Hey guys. I'm leaving on monday for two weeks and we'll be riding "across" Denmark and down to Hamburg. I'm looking for tips on the route. We would like to ride some small roads with nice scenery, but without adding too much to the distance. Here's a rough travel plan:

http://maps.google.fi/maps?f=d&sour...10.953369&sspn=4.273213,11.030273&ie=UTF8&z=7

Probably stop by at Lubeck as well. All suggestions are more then welcome! We'll sleep in a tent so do you guys think we need to book places beforehand? Hopefully not, because we don't want to have too strict schedule. I'll be sure to post some picture and videos when we return.


-Olli


----------



## M.J. (Jan 28, 2004)

olli said:


> Hey guys. I'm leaving on monday for two weeks and we'll be riding "across" Denmark and down to Hamburg. I'm looking for tips on the route. We would like to ride some small roads with nice scenery, but without adding too much to the distance.

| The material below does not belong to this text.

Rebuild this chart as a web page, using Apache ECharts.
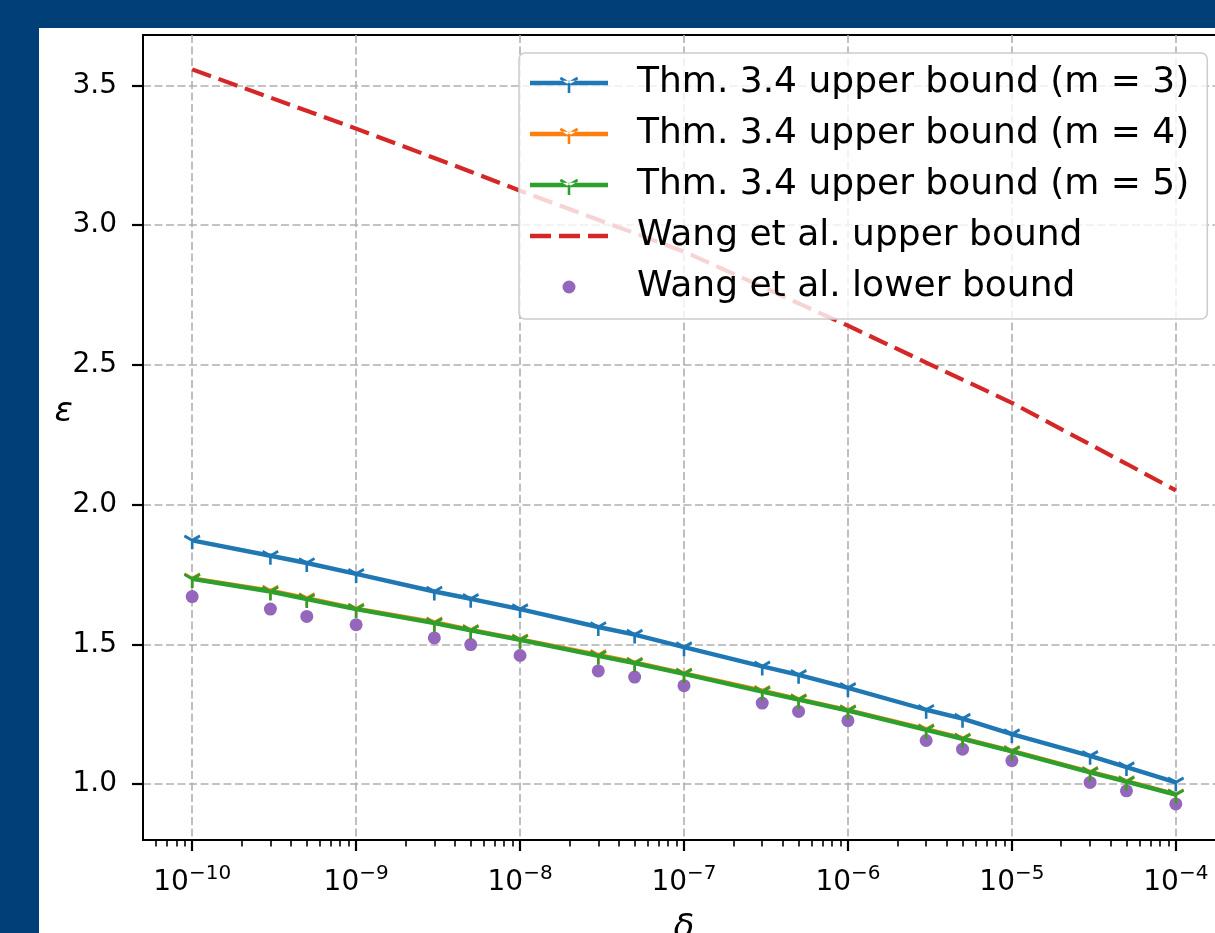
<!DOCTYPE html>
<html><head><meta charset="utf-8">
<script src="https://cdn.jsdelivr.net/npm/echarts@6/dist/echarts.min.js"></script>
<style>
html,body{margin:0;padding:0;width:1215px;height:933px;overflow:hidden;background:#013f78;}
#c{position:absolute;left:39px;top:28px;width:1200px;height:905px;background:#ffffff;}
</style></head><body><div id="c"></div>
<script>
// ---- data ----
const deltas = [1e-10, 3e-10, 5e-10, 1e-9, 3e-9, 5e-9, 1e-8, 3e-8, 5e-8, 1e-7, 3e-7, 5e-7, 1e-6, 3e-6, 5e-6, 1e-5, 3e-5, 5e-5, 1e-4];
const thmM3 = [1.872, 1.817, 1.791, 1.752, 1.689, 1.663, 1.626, 1.562, 1.535, 1.490, 1.421, 1.391, 1.344, 1.266, 1.234, 1.179, 1.101, 1.061, 1.006];
const thmM4 = [1.736, 1.692, 1.665, 1.628, 1.579, 1.552, 1.518, 1.462, 1.435, 1.396, 1.334, 1.304, 1.265, 1.197, 1.164, 1.119, 1.044, 1.011, 0.963];
const thmM5 = [1.734, 1.689, 1.662, 1.626, 1.576, 1.550, 1.516, 1.459, 1.433, 1.394, 1.331, 1.302, 1.263, 1.194, 1.162, 1.117, 1.042, 1.009, 0.962];
const wangUpper = [3.557, 3.456, 3.409, 3.345, 3.240, 3.191, 3.123, 3.019, 2.971, 2.905, 2.779, 2.720, 2.640, 2.508, 2.447, 2.364, 2.215, 2.146, 2.051];
const wangLower = [1.671, 1.626, 1.600, 1.570, 1.523, 1.499, 1.460, 1.405, 1.383, 1.352, 1.290, 1.260, 1.227, 1.156, 1.125, 1.084, 1.006, 0.976, 0.929];
const seriesNames = ['Thm. 3.4 upper bound (m = 3)', 'Thm. 3.4 upper bound (m = 4)', 'Thm. 3.4 upper bound (m = 5)', 'Wang et al. upper bound', 'Wang et al. lower bound'];
const xTickExponents = [-10, -9, -8, -7, -6, -5, -4];
const yTickValues = [1.0, 1.5, 2.0, 2.5, 3.0, 3.5];
const xName = 'δ';
const yName = 'ε';

// ---- styling ----
const FONT = 'DejaVu Sans';
const C = { blue: '#1f77b4', orange: '#ff7f0e', green: '#2ca02c', red: '#d62728', purple: '#9467bd' };
const X_MIN = -10.3, X_MAX = -3.7, Y_MIN = 0.8, Y_MAX = 3.68;

const minorTicks = [];
for (let e = -11; e <= -4; e++) {
  for (let k = 2; k <= 9; k++) {
    const v = e + Math.log10(k);
    if (v > X_MIN && v < X_MAX) minorTicks.push(v);
  }
}

const TRI = 'path://M0,-9L0,-9M0,0L0,9M0,0L-7.79,-4.5M0,0L7.79,-4.5';
const BOX = 'M0,0L0,0M102,24L102,24';
const ICON_LINE = 'path://' + BOX + 'M0,9.8H78V14.2H0Z' +
  'M37.7,12H40.3V22H37.7Z' +
  'M39.65,10.874L30.99,5.874L29.69,8.126L38.35,13.126Z' +
  'M39.65,13.126L48.31,8.126L47.01,5.874L38.35,10.874Z';
const ICON_DASH = 'path://' + BOX + 'M0,9.8H21V14.2H0ZM29,9.8H50V14.2H29ZM58,9.8H78V14.2H58Z';
const ICON_DOT = 'path://' + BOX + 'M45.5,12A6.5,6.5,0,1,1,32.5,12A6.5,6.5,0,1,1,45.5,12Z';

function pts(ys) { return deltas.map((d, i) => [Math.log10(d), ys[i]]); }

function triSeries(name, ys, color) {
  return {
    name, type: 'line', data: pts(ys),
    symbol: TRI, symbolSize: [15.58, 18], showSymbol: true,
    lineStyle: { color, width: 4.4 },
    itemStyle: { color, borderColor: color, borderWidth: 2.8 },
    emphasis: { disabled: true }
  };
}

const chart = echarts.init(document.getElementById('c'), null, { renderer: 'canvas' });
chart.setOption({
  animation: false,
  backgroundColor: '#ffffff',
  grid: { left: 104, top: 7, width: 1082, height: 805, show: true, borderColor: '#000', borderWidth: 2, backgroundColor: 'transparent', outerBoundsMode: 'none', containLabel: false },
  legend: {
    orient: 'vertical', left: 480, top: 25,
    padding: [12, 18, 14, 11],
    itemWidth: 102, itemHeight: 24, itemGap: 15,
    backgroundColor: 'rgba(255,255,255,0.8)', borderColor: '#cccccc', borderWidth: 1.5, borderRadius: 6,
    textStyle: { fontFamily: FONT, fontSize: 36, color: '#000' },
    itemStyle: { borderWidth: 0 },
    selectedMode: false,
    data: [
      { name: seriesNames[0], icon: ICON_LINE },
      { name: seriesNames[1], icon: ICON_LINE },
      { name: seriesNames[2], icon: ICON_LINE },
      { name: seriesNames[3], icon: ICON_DASH },
      { name: seriesNames[4], icon: ICON_DOT }
    ]
  },
  xAxis: [
    {
      type: 'value', min: X_MIN, max: X_MAX, position: 'bottom',
      name: xName, nameLocation: 'middle', nameGap: 72, nameMoveOverlap: false,
      nameTextStyle: { fontFamily: FONT, fontSize: 34, fontStyle: 'italic', color: '#000' },
      axisLine: { show: true, lineStyle: { color: '#000', width: 2 } },
      axisTick: { show: true, customValues: xTickExponents, length: 11, lineStyle: { color: '#000', width: 2.2 } },
      axisLabel: {
        customValues: xTickExponents, margin: 24,
        formatter: v => '{b|10}{s|\u2212' + Math.round(-v) + '}',
        rich: {
          b: { fontFamily: FONT, fontSize: 28, lineHeight: 38, color: '#000' },
          s: { fontFamily: FONT, fontSize: 20, lineHeight: 20, verticalAlign: 'top', color: '#000' }
        }
      },
      splitLine: { show: true, lineStyle: { color: '#b0b0b0', width: 1.6, type: [8, 3.5] } }
    },
    {
      type: 'value', min: X_MIN, max: X_MAX, position: 'bottom', gridIndex: 0,
      axisLine: { show: false },
      axisTick: { show: true, customValues: minorTicks, length: 6.5, lineStyle: { color: '#000', width: 1.6 } },
      axisLabel: { show: false },
      splitLine: { show: false }
    }
  ],
  yAxis: {
    type: 'value', min: Y_MIN, max: Y_MAX,
    name: yName, nameLocation: 'middle', nameGap: 70, nameRotate: 0, nameMoveOverlap: false,
    nameTextStyle: { fontFamily: FONT, fontSize: 34, fontStyle: 'italic', color: '#000', verticalAlign: 'bottom', lineHeight: 50 },
    axisLine: { show: true, lineStyle: { color: '#000', width: 2 } },
    axisTick: { show: true, customValues: yTickValues, length: 11, lineStyle: { color: '#000', width: 2.2 } },
    axisLabel: { customValues: yTickValues, margin: 26, formatter: v => v.toFixed(1), fontFamily: FONT, fontSize: 28, color: '#000' },
    splitLine: { show: true, lineStyle: { color: '#b0b0b0', width: 1.6, type: [8, 3.5] } }
  },
  series: [
    triSeries(seriesNames[0], thmM3, C.blue),
    triSeries(seriesNames[1], thmM4, C.orange),
    triSeries(seriesNames[2], thmM5, C.green),
    {
      name: seriesNames[3], type: 'line', data: pts(wangUpper), showSymbol: false, symbol: 'none',
      lineStyle: { color: C.red, width: 4.2, type: [20, 8] }, itemStyle: { color: C.red },
      emphasis: { disabled: true }
    },
    {
      name: seriesNames[4], type: 'scatter', data: pts(wangLower), symbol: 'circle', symbolSize: 13,
      itemStyle: { color: C.purple, opacity: 1 }, emphasis: { disabled: true }
    }
  ]
});
</script></body></html>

Here's a rough travel plan:
> 
> http://maps.google.fi/maps?f=d&sour...10.953369&sspn=4.273213,11.030273&ie=UTF8&z=7
> 
> ...


post on Bike Radar here: http://www.bikeradar.com/forums/viewforum.php?f=40003
and also in their general forum

I would buy a map ahead of time - then plan on going to the Tourist info. office - you'll be able to follow a cycle route the entire way across both countries - picking up a map in advance will be difficult but will be very easy when you get there

everyeone in Denmark speaks English - fewer people in the German countryside will speak English - i.e. buy maps in advance - keep a backup roadmap and just follow the smaller roads

I did Hamburg to Amsterdam a few years ago and it was great - I had no plan and it just worked out


----------



## M.J. (Jan 28, 2004)

http://www.guardian.co.uk/travel/interactive/2009/jul/03/denmark-cycling-short-breaks-summer


----------